(Charts and diagrams as code)
--- Begin ---
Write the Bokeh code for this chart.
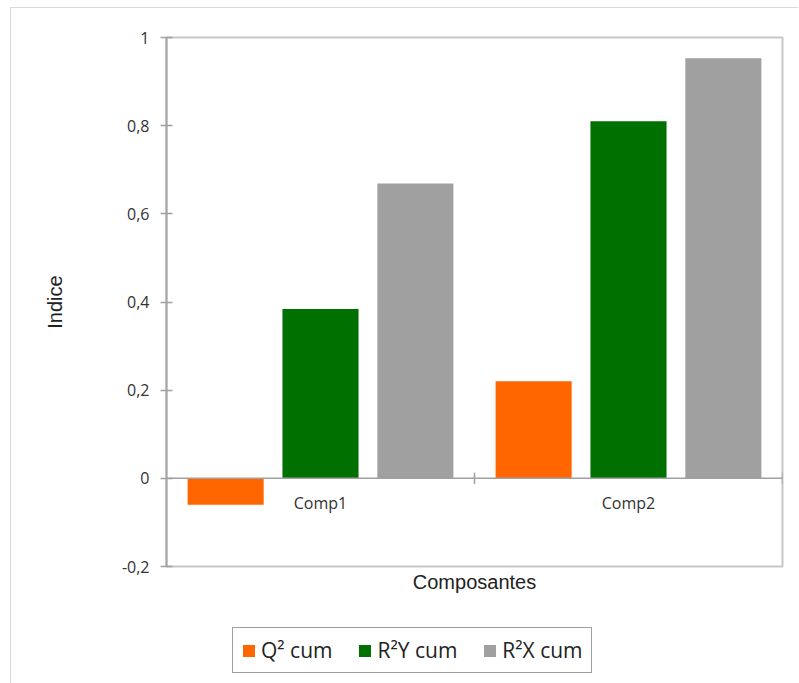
from bokeh.plotting import figure
from bokeh.layouts import column
from bokeh.models import (ColumnDataSource, Range1d, FactorRange, Legend, LegendItem,
                          Span, Title, FixedTicker)
from bokeh.transform import dodge
from bokeh.core.properties import value
from bokeh.embed import file_html
from bokeh.resources import INLINE

categories = ["Comp1", "Comp2"]
q2_cum = [-0.06, 0.22]
r2y_cum = [0.384, 0.81]
r2x_cum = [0.669, 0.953]
series_labels = ["Q² cum", "R²Y cum", "R²X cum"]
series_colors = ["#FF6600", "#007000", "#A0A0A0"]
y_ticks = [-0.2, 0, 0.2, 0.4, 0.6, 0.8, 1]
y_tick_labels = ["-0,2", "0", "0,2", "0,4", "0,6", "0,8", "1"]
boundaries = [1.0, 2.0]

src = ColumnDataSource(dict(cat=categories, q2=q2_cum, r2y=r2y_cum, r2x=r2x_cum,
                            zero=[0] * len(categories)))

W = 787
H1, H2 = 592, 83
bw = 0.247
off = 0.308

# ---------------- main chart ----------------
p = figure(width=W, height=H1, x_range=FactorRange(*categories, range_padding=0),
           y_range=Range1d(y_ticks[0], y_ticks[-1]), output_backend="svg", toolbar_location=None,
           min_border_left=155, min_border_right=16, min_border_top=29, min_border_bottom=34)
p.xgrid.visible = False
p.ygrid.visible = False
p.outline_line_color = "#c8c8c8"
p.outline_line_width = 2
p.background_fill_color = "white"
p.border_fill_color = "white"

p.vbar(x=dodge("cat", -off, range=p.x_range), top="q2", width=bw, source=src,
       color=series_colors[0], line_color=None)
p.vbar(x=dodge("cat", 0, range=p.x_range), top="r2y", width=bw, source=src,
       color=series_colors[1], line_color=None)
p.vbar(x=dodge("cat", off, range=p.x_range), top="r2x", width=bw, source=src,
       color=series_colors[2], line_color=None)

# zero line (category axis in the Excel chart)
p.add_layout(Span(location=0, dimension="width", line_color="#a0a0a0", line_width=1.5))
tick_src = ColumnDataSource(dict(x=boundaries, y0=[-0.013] * 2, y1=[0.013] * 2))
p.segment(x0="x", y0="y0", x1="x", y1="y1", source=tick_src, line_color="#a0a0a0", line_width=1.5)

# category labels under zero line
p.text(x="cat", y="zero", text="cat", source=src, text_align="center", text_baseline="middle",
       y_offset=25, text_font=value("Open Sans"), text_font_size="16px", text_color="#333333")

p.xaxis.visible = False
p.add_layout(Title(text="Composantes", align="center", text_font="Liberation Sans",
                   text_font_size="20px", text_font_style="normal", text_color="#222222",
                   standoff=4), "below")

ya = p.yaxis[0]
ya.ticker = FixedTicker(ticks=y_ticks)
ya.major_label_overrides = {t: l for t, l in zip(y_ticks, y_tick_labels)}
ya.minor_tick_line_color = None
ya.major_tick_in = 6
ya.major_tick_out = 6
ya.major_tick_line_color = "#a0a0a0"
ya.major_tick_line_width = 1.5
ya.axis_line_color = "#a6a6a6"
ya.axis_line_width = 2
ya.major_label_standoff = 11
ya.major_label_text_font = "Open Sans"
ya.major_label_text_font_size = "16px"
ya.major_label_text_color = "#333333"
ya.axis_label = "Indice"
ya.axis_label_text_font = "Liberation Sans"
ya.axis_label_text_font_size = "20px"
ya.axis_label_text_font_style = "normal"
ya.axis_label_text_color = "#222222"
ya.axis_label_standoff = 53

# ---------------- legend strip ----------------
p2 = figure(width=W, height=H2, x_range=FactorRange(*categories, range_padding=0),
            y_range=Range1d(10, 11), output_backend="svg", toolbar_location=None,
            x_axis_location=None, y_axis_location=None,
            min_border_left=0, min_border_right=0, min_border_top=0, min_border_bottom=0)
p2.xgrid.visible = False
p2.ygrid.visible = False
p2.outline_line_color = None
p2.background_fill_color = "white"
p2.border_fill_color = "white"
# same series (outside the visible range) so the legend draws their swatches
l1 = p2.vbar(x=dodge("cat", -off, range=p2.x_range), top="q2", width=bw, source=src,
             color=series_colors[0], line_color=None)
l2 = p2.vbar(x=dodge("cat", 0, range=p2.x_range), top="r2y", width=bw, source=src,
             color=series_colors[1], line_color=None)
l3 = p2.vbar(x=dodge("cat", off, range=p2.x_range), top="r2x", width=bw, source=src,
             color=series_colors[2], line_color=None)

legend = Legend(items=[LegendItem(label=series_labels[0], renderers=[l1]),
                       LegendItem(label=series_labels[1], renderers=[l2]),
                       LegendItem(label=series_labels[2], renderers=[l3])],
                orientation="horizontal", location=(66, 10),
                label_text_font="Open Sans", label_text_font_size="21px",
                label_text_color="#222222",
                glyph_width=15, glyph_height=15, label_standoff=5, spacing=25,
                padding=8, margin=0,
                border_line_color="#404040", border_line_width=1.5,
                background_fill_color="white", background_fill_alpha=1)
p2.add_layout(legend, "center")

layout = column(p, p2, spacing=0)
layout.styles = {"margin-left": "10px", "margin-top": "7px",
                 "border-left": "1px solid #d9d9d9", "border-top": "1px solid #d9d9d9"}

open("out.html", "w").write(file_html(layout, INLINE))
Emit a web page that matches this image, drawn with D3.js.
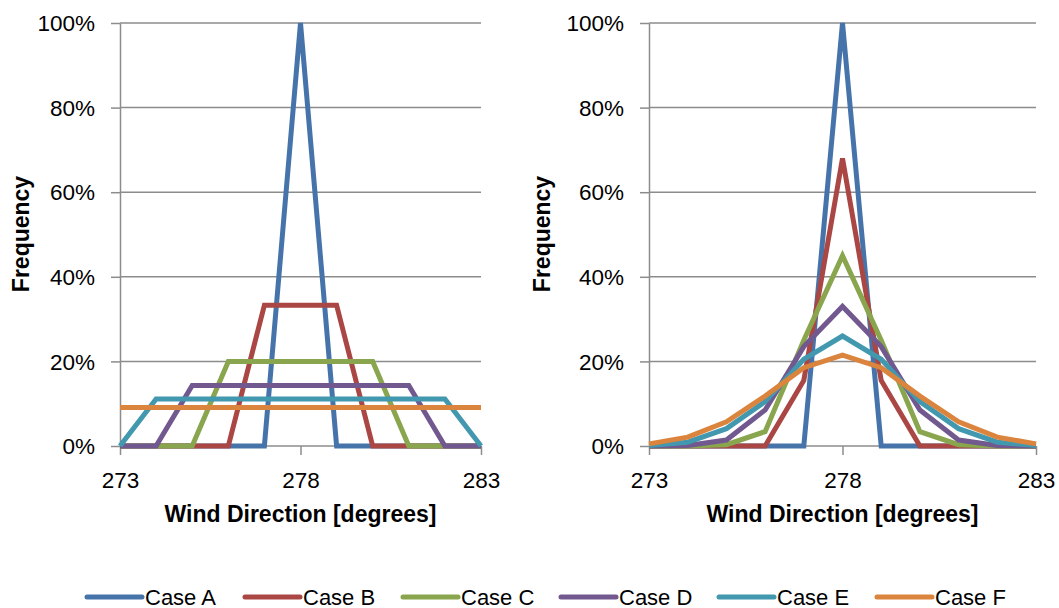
--- End ---
TASK REQUIREMENTS:
Set the pictures aside and transcribe the data above exactly.

FULL RESPONSE:
Write the Bokeh code for this chart.
from bokeh.plotting import figure
from bokeh.layouts import column
from bokeh.models import (ColumnDataSource, Range1d, FactorRange, Legend, LegendItem,
                          Span, Title, FixedTicker)
from bokeh.transform import dodge
from bokeh.core.properties import value
from bokeh.embed import file_html
from bokeh.resources import INLINE

categories = ["Comp1", "Comp2"]
q2_cum = [-0.06, 0.22]
r2y_cum = [0.384, 0.81]
r2x_cum = [0.669, 0.953]
series_labels = ["Q² cum", "R²Y cum", "R²X cum"]
series_colors = ["#FF6600", "#007000", "#A0A0A0"]
y_ticks = [-0.2, 0, 0.2, 0.4, 0.6, 0.8, 1]
y_tick_labels = ["-0,2", "0", "0,2", "0,4", "0,6", "0,8", "1"]
boundaries = [1.0, 2.0]

src = ColumnDataSource(dict(cat=categories, q2=q2_cum, r2y=r2y_cum, r2x=r2x_cum,
                            zero=[0] * len(categories)))

W = 787
H1, H2 = 592, 83
bw = 0.247
off = 0.308

# ---------------- main chart ----------------
p = figure(width=W, height=H1, x_range=FactorRange(*categories, range_padding=0),
           y_range=Range1d(y_ticks[0], y_ticks[-1]), output_backend="svg", toolbar_location=None,
           min_border_left=155, min_border_right=16, min_border_top=29, min_border_bottom=34)
p.xgrid.visible = False
p.ygrid.visible = False
p.outline_line_color = "#c8c8c8"
p.outline_line_width = 2
p.background_fill_color = "white"
p.border_fill_color = "white"

p.vbar(x=dodge("cat", -off, range=p.x_range), top="q2", width=bw, source=src,
       color=series_colors[0], line_color=None)
p.vbar(x=dodge("cat", 0, range=p.x_range), top="r2y", width=bw, source=src,
       color=series_colors[1], line_color=None)
p.vbar(x=dodge("cat", off, range=p.x_range), top="r2x", width=bw, source=src,
       color=series_colors[2], line_color=None)

# zero line (category axis in the Excel chart)
p.add_layout(Span(location=0, dimension="width", line_color="#a0a0a0", line_width=1.5))
tick_src = ColumnDataSource(dict(x=boundaries, y0=[-0.013] * 2, y1=[0.013] * 2))
p.segment(x0="x", y0="y0", x1="x", y1="y1", source=tick_src, line_color="#a0a0a0", line_width=1.5)

# category labels under zero line
p.text(x="cat", y="zero", text="cat", source=src, text_align="center", text_baseline="middle",
       y_offset=25, text_font=value("Open Sans"), text_font_size="16px", text_color="#333333")

p.xaxis.visible = False
p.add_layout(Title(text="Composantes", align="center", text_font="Liberation Sans",
                   text_font_size="20px", text_font_style="normal", text_color="#222222",
                   standoff=4), "below")

ya = p.yaxis[0]
ya.ticker = FixedTicker(ticks=y_ticks)
ya.major_label_overrides = {t: l for t, l in zip(y_ticks, y_tick_labels)}
ya.minor_tick_line_color = None
ya.major_tick_in = 6
ya.major_tick_out = 6
ya.major_tick_line_color = "#a0a0a0"
ya.major_tick_line_width = 1.5
ya.axis_line_color = "#a6a6a6"
ya.axis_line_width = 2
ya.major_label_standoff = 11
ya.major_label_text_font = "Open Sans"
ya.major_label_text_font_size = "16px"
ya.major_label_text_color = "#333333"
ya.axis_label = "Indice"
ya.axis_label_text_font = "Liberation Sans"
ya.axis_label_text_font_size = "20px"
ya.axis_label_text_font_style = "normal"
ya.axis_label_text_color = "#222222"
ya.axis_label_standoff = 53

# ---------------- legend strip ----------------
p2 = figure(width=W, height=H2, x_range=FactorRange(*categories, range_padding=0),
            y_range=Range1d(10, 11), output_backend="svg", toolbar_location=None,
            x_axis_location=None, y_axis_location=None,
            min_border_left=0, min_border_right=0, min_border_top=0, min_border_bottom=0)
p2.xgrid.visible = False
p2.ygrid.visible = False
p2.outline_line_color = None
p2.background_fill_color = "white"
p2.border_fill_color = "white"
# same series (outside the visible range) so the legend draws their swatches
l1 = p2.vbar(x=dodge("cat", -off, range=p2.x_range), top="q2", width=bw, source=src,
             color=series_colors[0], line_color=None)
l2 = p2.vbar(x=dodge("cat", 0, range=p2.x_range), top="r2y", width=bw, source=src,
             color=series_colors[1], line_color=None)
l3 = p2.vbar(x=dodge("cat", off, range=p2.x_range), top="r2x", width=bw, source=src,
             color=series_colors[2], line_color=None)

legend = Legend(items=[LegendItem(label=series_labels[0], renderers=[l1]),
                       LegendItem(label=series_labels[1], renderers=[l2]),
                       LegendItem(label=series_labels[2], renderers=[l3])],
                orientation="horizontal", location=(66, 10),
                label_text_font="Open Sans", label_text_font_size="21px",
                label_text_color="#222222",
                glyph_width=15, glyph_height=15, label_standoff=5, spacing=25,
                padding=8, margin=0,
                border_line_color="#404040", border_line_width=1.5,
                background_fill_color="white", background_fill_alpha=1)
p2.add_layout(legend, "center")

layout = column(p, p2, spacing=0)
layout.styles = {"margin-left": "10px", "margin-top": "7px",
                 "border-left": "1px solid #d9d9d9", "border-top": "1px solid #d9d9d9"}

open("out.html", "w").write(file_html(layout, INLINE))
Emit a web page that matches this image, drawn with D3.js.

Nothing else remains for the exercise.